What It Really Takes to Build a Bilingual College Program
Lessons from our NSF project—and why one-size-fits-all solutions won’t work
When Dr. Rosemary Barberet began teaching criminology in Spanish, it sparked interest—and questions. Could we create a bilingual college program, not just a single course?
That’s the question behind a project we’re developing with support from the National Science Foundation (check it out here and here). Over the past year, we’ve been collecting data from students and administrators at two institutions: Hostos Community College (with Dr. Sarah Hoiland leading the charge) and my own campus, John Jay College (with Dr. Rosemary Barberet at the helm—and me supporting the work on the ground).
The bilingual populations at each school are very different. At the community college, most students learned English as adults and speak Spanish as their dominant language. At my college, most are heritage speakers: they grew up with both languages, often speaking Spanish at home and English at school.
What we’re learning so far? Just collecting the data looks different at each institution. If we want a bilingual program to work, we need student involvement—and we can’t assume what works in one place will work in another.
We’re also learning that we don’t know nearly enough:
What is our students’ actual level of Spanish proficiency?
Are they interested in bilingual education?
What are their beliefs about their own bilingualism?
How many faculty are able—and willing—to teach in Spanish?
Would the administration support a full bilingual major?
These questions are foundational, and until now, largely unasked.
And yet, we’ve been surprised by how many people support the idea once they understand it. One of the most vocal champions on our advisory board is the chair of our science department. At first, we thought she might be skeptical—after all, Spanish may not help much in a U.S. lab. But her reaction was the opposite. She immediately talked about the value of presenting at international conferences and collaborating with researchers in Latin America. Why? She’s Canadian, and she grew up in a society that values both French and English.
The same goes for our Dean of Academic Affairs. His connection? His Dominican wife.
When a society values multilingualism, these programs make sense. They feel normal. But in the U.S., especially for students who’ve been told “speak English, this is America,” it takes a village to build that kind of environment.

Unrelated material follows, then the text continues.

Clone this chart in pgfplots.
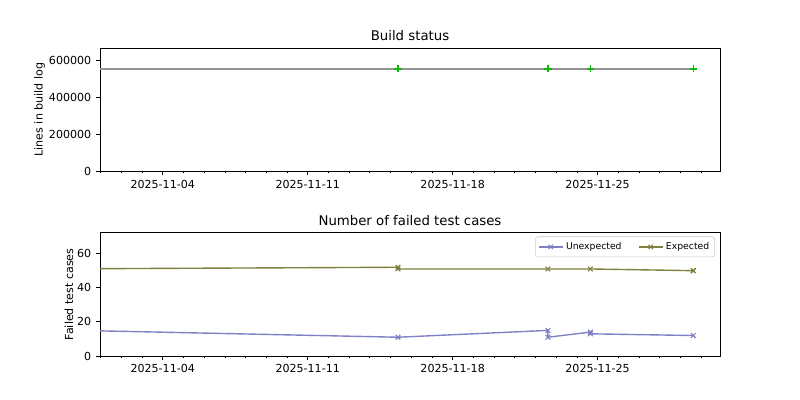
\documentclass[border=0pt]{standalone}
\usepackage{fontspec}
\setmainfont{DejaVu Sans}
\usepackage{pgfplots}
\pgfplotsset{compat=1.18}

\definecolor{unexp}{rgb}{0.5,0.5,0.78}
\definecolor{expd}{rgb}{0.5,0.5,0.25}
\definecolor{okgreen}{rgb}{0.05,0.72,0.05}
\definecolor{loggray}{rgb}{0.58,0.58,0.58}

\pgfplotsset{
  base/.style={
    scale only axis,
    width=6.2in, height=1.232in,
    xmin=0.97, xmax=30.91,
    xtick={4,11,18,25},
    xticklabels={2025-11-04,2025-11-11,2025-11-18,2025-11-25},
    minor xtick={1,...,30},
    tick align=outside, tick pos=left,
    major tick length=2.8pt, minor tick length=1.6pt,
    every major tick/.style={black, line width=0.64pt},
    every minor tick/.style={black, line width=0.5pt},
    axis line style={line width=0.64pt},
    ticklabel style={font=\fontsize{8}{10}\selectfont},
    label style={font=\fontsize{8}{10}\selectfont},
    y label style={yshift=-4pt},
    title style={font=\fontsize{9.6}{11}\selectfont, yshift=-4.5pt},
    /pgf/number format/assume math mode=true,
    /pgf/number format/fixed,
    /pgf/number format/1000 sep={},
    scaled y ticks=false,
  }
}

\begin{document}
\begin{tikzpicture}
\path[use as bounding box] (0,0) rectangle (8in,4in);

% build log size
\begin{axis}[base,
  at={(1in,2.288in)}, anchor=south west,
  title={Build status},
  ylabel={Lines in build log},
  ymin=0, ymax=668000,
  ytick={0,200000,400000,600000},
]
\addplot [okgreen, only marks, mark=+, mark size=2.6pt, line width=1pt]
coordinates {(15.36,555000) (22.6,555000) (24.65,555000) (29.62,555000)};
\addplot [loggray, line width=1.3pt]
coordinates {(-2,555000) (15.36,555000) (22.6,555000) (24.65,555000) (29.62,555000)};
\end{axis}

% failed tests
\begin{axis}[base,
  at={(1in,0.44in)}, anchor=south west,
  title={Number of failed test cases},
  ylabel={Failed test cases},
  ymin=0, ymax=72.2,
  ytick={0,20,40,60},
  legend style={at={(0.992,0.97)}, anchor=north east, legend columns=2,
    font=\fontsize{6.7}{8}\selectfont, draw=black!20, rounded corners=2pt,
    inner sep=2pt},
  legend cell align=left,
  legend image post style={mark size=2.2pt},
  legend style={/tikz/every even column/.append style={column sep=10pt}},
]
\addplot [unexp, line width=1pt, mark=x, mark size=2.4pt, mark options={line width=0.8pt}]
coordinates {(-2,15.5) (15.36,11) (22.6,15) (22.6,11) (24.65,14) (24.65,13) (29.62,12)};
\addlegendentry{Unexpected}
\addplot [expd, line width=1pt, mark=x, mark size=2.4pt, mark options={line width=0.8pt}]
coordinates {(-2,51) (15.36,52) (15.36,51) (22.6,51) (24.65,51) (29.62,50) (29.62,50)};
\addlegendentry{Expected}
\end{axis}
\end{tikzpicture}
\end{document}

The benefits of bilingualism—academic, cognitive, professional—are well documented. But in a society that doesn’t recognize those benefits, you only really understand them if you’ve lived them.
Ironically, the ones building this program are three white professors. I’m the only Spanish native speaker—and I’m from Europe. None of us has faced discrimination for our bilingualism. Maybe that’s why we’ve felt empowered to act.
But our goal is to create something that does empower. Not just one class, not just one professor—but a program that recognizes and builds on the strengths our students already bring with them.